The key insight is that these quantized coefficients arent arbitrary. They are derived from pixel values $f(x,y) \in [0, 255]$ through a fixed transform. So every coefficient has a theoretical maximum determined by the math. You cant just put any number in there and have it correspond to a real image.

Well, you can. The decoder will happily accept it. It just multiplies, runs the inverse DCT, and clips any out-of-range pixels to 0-255. It never checks whether the coefficient was actually achievable. The image displays fine. But mathematically, the number is impossible.

The bound

For the DC coefficient, plugging into the formula above with $u = v = 0$:

\[F(0,0) = \frac{1}{4} \cdot \frac{1}{\sqrt{2}} \cdot \frac{1}{\sqrt{2}} \sum_{x=0}^{7} \sum_{y=0}^{7} f(x,y) = \frac{1}{8} \sum_{x=0}^{7} \sum_{y=0}^{7} f(x,y)\]

Before the DCT, pixel values get level-shifted by 128, so $f(x,y) \in [-128, 127]$. The most extreme case is all pixels at 255 (shifted to 127):

\[F(0,0)_{\max} = \frac{1}{8} \cdot 64 \cdot 127 = 1016\]

This images quantization table has $Q(0,0) = 2$, so:

\[F_q(0,0)_{\max} = \left\lfloor \frac{1016}{2} \right\rfloor = 508\]
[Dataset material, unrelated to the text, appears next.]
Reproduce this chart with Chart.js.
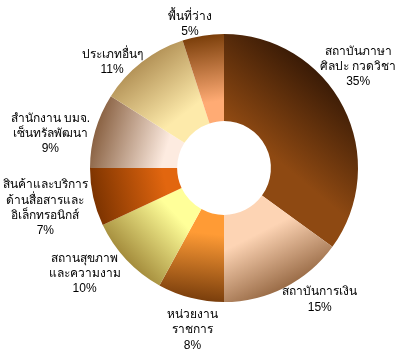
<!DOCTYPE html>
<html>
<head>
<meta charset="utf-8">
<script src="https://cdn.jsdelivr.net/npm/chart.js@4.4.1/dist/chart.umd.min.js"></script>
<style>
html,body{margin:0;padding:0;background:#fff;}
#wrap{width:399px;height:352px;position:relative;}
</style>
</head>
<body>
<div id="wrap"><canvas id="c" width="399" height="352"></canvas></div>
<script>
// ---- data ----
const categories = [
  ['สถาบันภาษา', 'ศิลปะ กวดวิชา'],
  ['สถาบันการเงิน'],
  ['หน่วยงาน', 'ราชการ'],
  ['สถานสุขภาพ', 'และความงาม'],
  ['สินค้าและบริการ', 'ด้านสื่อสารและ', 'อิเล็กทรอนิกส์'],
  ['สำนักงาน บมจ.', 'เซ็นทรัลพัฒนา'],
  ['ประเภทอื่นๆ'],
  ['พื้นที่ว่าง']
];
const shares = [35, 15, 8, 10, 7, 9, 11, 5];
const percentLabels = ['35%', '15%', '8%', '10%', '7%', '9%', '11%', '5%'];

// ---- styles ----
const lightColors = ['#8E4912', '#FDD4B4', '#FF9B35', '#FFFF99', '#E2660F', '#FDEBE0', '#FDEAAA', '#FFAB74'];
const darkColors  = ['#3A1B06', '#9A6C47', '#7A3E0C', '#A48C3C', '#7C3300', '#8A6243', '#B49358', '#7A3E0A'];
const gradStart   = [0.3, 0.55, 0.5, 0.5, 0.45, 0.45, 0.5, 0.5];
const gradDirNudge = [-23, 0, -8, 0, 0, 0, 0, 0]; // degrees
const labelAngleNudge = [-10, -9, -3.4, 6, 0, -5, -8.8, -4.3];
const labelRadius = [1.254, 1.216, 1.231, 1.306, 1.366, 1.321, 1.149, 1.104];

const total = shares.reduce((a, b) => a + b, 0);

function sliceColor(ctx) {
  const chart = ctx.chart;
  const i = ctx.dataIndex;
  const area = chart.chartArea;
  if (!area || i === undefined) return lightColors[i] || '#ccc';
  const cx = (area.left + area.right) / 2;
  const cy = (area.top + area.bottom) / 2;
  const R = Math.min(area.right - area.left, area.bottom - area.top) / 2;
  let before = 0;
  for (let k = 0; k < i; k++) before += shares[k];
  const mid = (before + shares[i] / 2) / total * 360 + gradDirNudge[i];
  const t = mid * Math.PI / 180;
  const g = chart.ctx.createLinearGradient(cx, cy, cx + R * Math.sin(t), cy - R * Math.cos(t));
  g.addColorStop(0, lightColors[i]);
  g.addColorStop(gradStart[i], lightColors[i]);
  g.addColorStop(1, darkColors[i]);
  return g;
}

const labelPlugin = {
  id: 'outsideLabels',
  afterDatasetsDraw(chart) {
    const meta = chart.getDatasetMeta(0);
    const c = chart.ctx;
    c.save();
    c.font = '12px "Liberation Sans", Arial, "Noto Sans", sans-serif';
    c.fillStyle = '#000';
    c.textAlign = 'center';
    c.textBaseline = 'middle';
    meta.data.forEach((arc, i) => {
      const p = arc.getProps(['x', 'y', 'startAngle', 'endAngle', 'outerRadius'], true);
      const mid = (p.startAngle + p.endAngle) / 2 + labelAngleNudge[i] * Math.PI / 180;
      const r = p.outerRadius * labelRadius[i];
      const px = p.x + Math.cos(mid) * r;
      const py = p.y + Math.sin(mid) * r;
      const lines = categories[i].concat([percentLabels[i]]);
      const lh = 15.3;
      const y0 = py - (lines.length - 1) * lh / 2;
      lines.forEach((ln, j) => c.fillText(ln, px, y0 + j * lh));
    });
    c.restore();
  }
};

new Chart(document.getElementById('c'), {
  type: 'doughnut',
  data: {
    labels: categories.map(l => l.join(' ')),
    datasets: [{
      data: shares,
      backgroundColor: sliceColor,
      borderWidth: 0,
      hoverOffset: 0
    }]
  },
  options: {
    responsive: false,
    animation: false,
    cutout: '35%',
    layout: { padding: { left: 90, right: 41, top: 34, bottom: 50 } },
    plugins: {
      legend: { display: false },
      tooltip: { enabled: false }
    }
  },
  plugins: [labelPlugin]
});
</script>
</body>
</html>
This isnt statistical or approximate. Its arithmetic. 508 is the ceiling.

The flag

I computed the theoretical maximum for all 64 coefficient positions and scanned every coefficient in the image. 123,840 blocks, 64 positions each.

One violation. Block (37, 111), position (0,0). Value: [redacted]. Max possible: 508.

Someone edited the file and set that one coefficient to a value no encoder could produce.

[redacted]

prius_flagged.jpg marks the block location with a red square. It’s just a normal looking patch of the photo, nothing to see with your eyes.